We’ve got one question: Just where the hell are all these jobs affirmative action allegedly took from white folks and gave to black folks? Someone, please help us because, given the tremendous unemployment rate in the black community, we can’t find these jobs. Same goes for university admissions which have driven cases like this.
First of all, the battle over affirmative action has been a joke from the forefront. Affirmative action did not “give” jobs to black folks: For the most part, it merely required folks to stop throwing black people’s job applications in the trash and judge them on merit. Once again, not that many black folks got jobs. And, let’s not talk about all the sham companies white contractors set up with wives to get so-called “minority” set-asides. (We also could show you the books on Indiana law to prove to you that these so-called set asides were merely suggested “goals” with no legal ramifications as long as a prime contractor “looked for” minorities with which to work, but that’s another discussion.) Have there been “abuses?” No doubt, but is that any different from an employers historically passing over qualified blacks, Hispanics and women to hire someone’s “idiot brother-in-law” simply because he was white? Funny no one seems to complain about that kind of affirmative action—or “legacy” admissions into college.
Interestingly, the courts saw no reason to overturn what they insinuated was popularly passed legislation. If we’re not mistaken, the measure had a little help with some misleading marketing. Wasn’t it called something like the Michigan civil rights initiative? Maybe we heard that in a different life.
It will be interesting to look down the road a couple of decades when the U.S. population has completed its shift to a non-white majority to see how many of today’s conservatives will be clamoring for affirmative action once people of another persuasion are running most of the country and making sure their children get the jobs and college slots.
Supreme Court upholds Michigan affirmative action ban
Justice Kennedy said the court lacked the authority to overrule the will of the Michigan voters in this particular case
The US Supreme Court has upheld a voter-approved ban on racial preferences in university admissions in the US state of Michigan.
In a 6-2 ruling, the court said voters there had the right to prohibit public universities from taking race into account in admissions decisions.
It was the latest blow to the 1960s civil rights movement-era system of race-based preferences in admissions.
The decision could spur other states to push for similar ballot initiatives.
“This case is not about how the debate about racial preferences should be resolved.
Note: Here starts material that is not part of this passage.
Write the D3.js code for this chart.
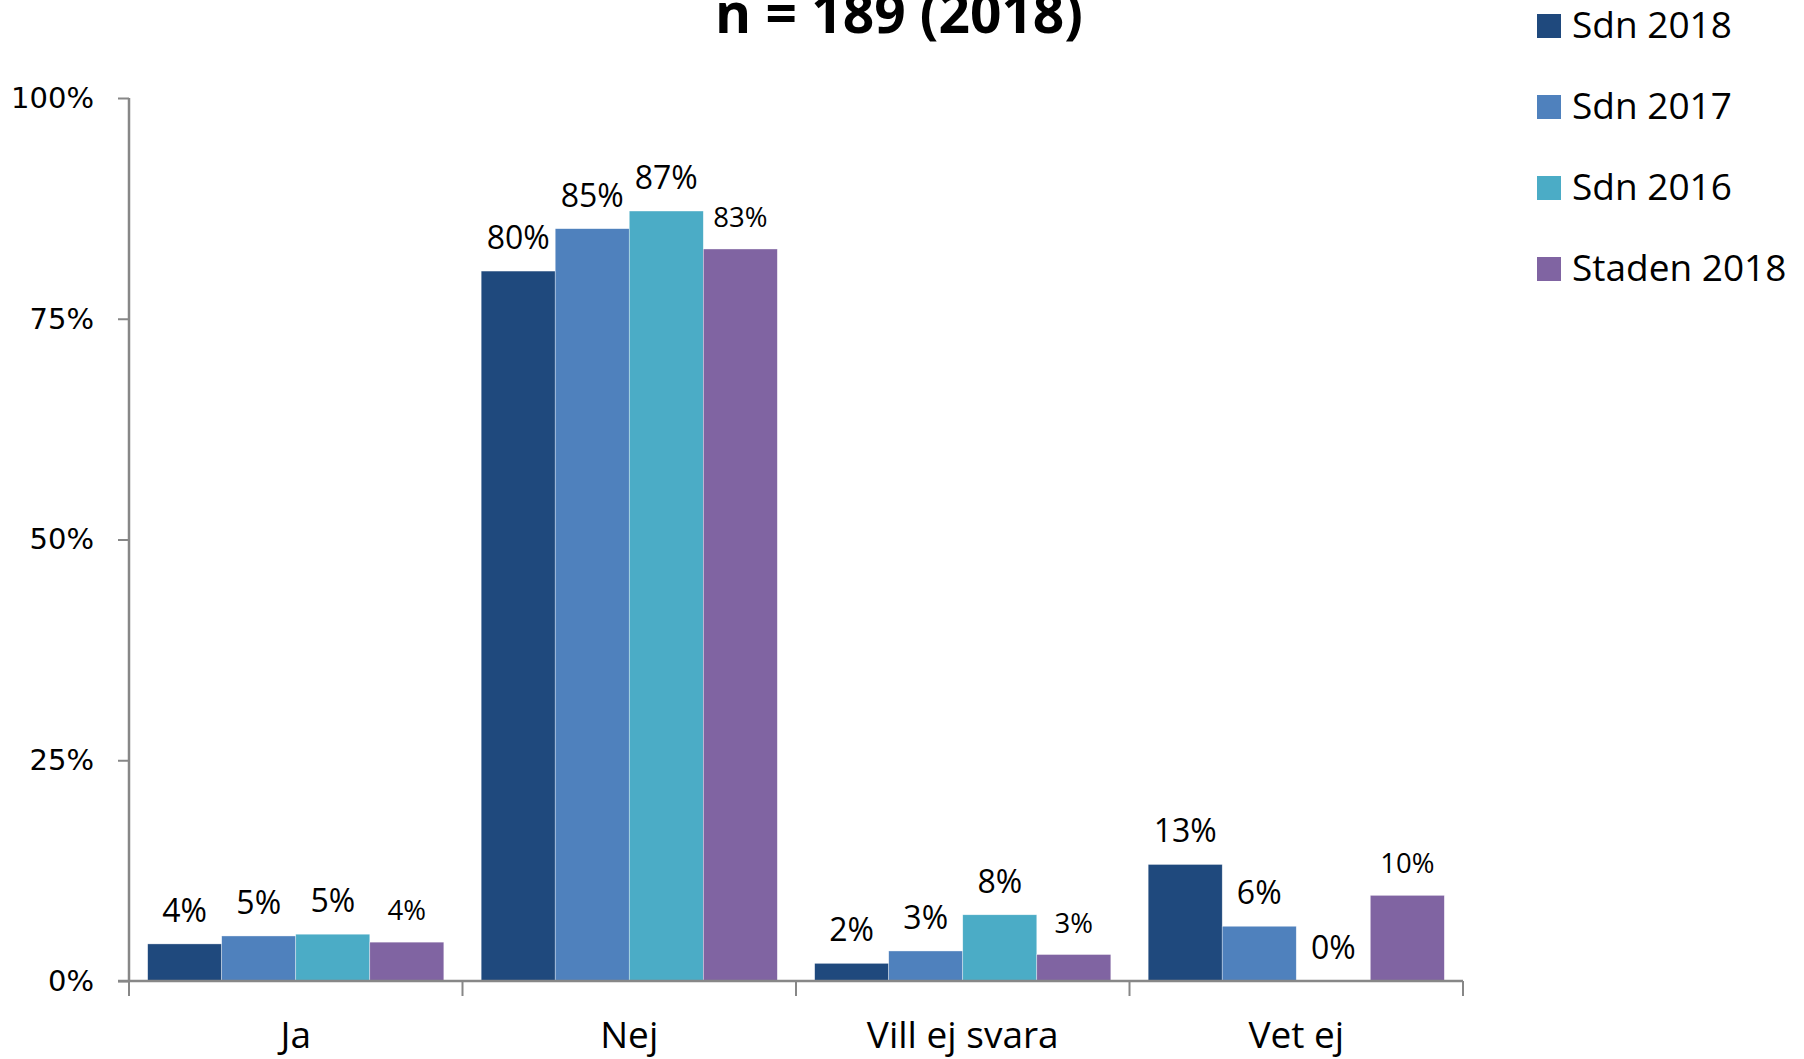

It is about who may resolve it,” Justice Anthony Kennedy wrote in the majority opinion in the case of Schuette v Coalition to Defend Affirmative Action.
“The courts may not disempower the voters from choosing which path to follow,” he added of the court’s decision to reject a challenge to the constitutional amendment, passed by Michigan’s white-majority electorate in 2006.
In his opinion, Justice Kennedy wrote that nothing in the US constitution nor case law provided the court with the authority to undermine the state’s election results on the matter.
But in a stinging dissent, Justice Sonia Sotomayor, the first Hispanic person to sit on the high court, castigated the majority for allowing white voters to undermine the opportunities for advancement that race-based preferences offer to minority Americans.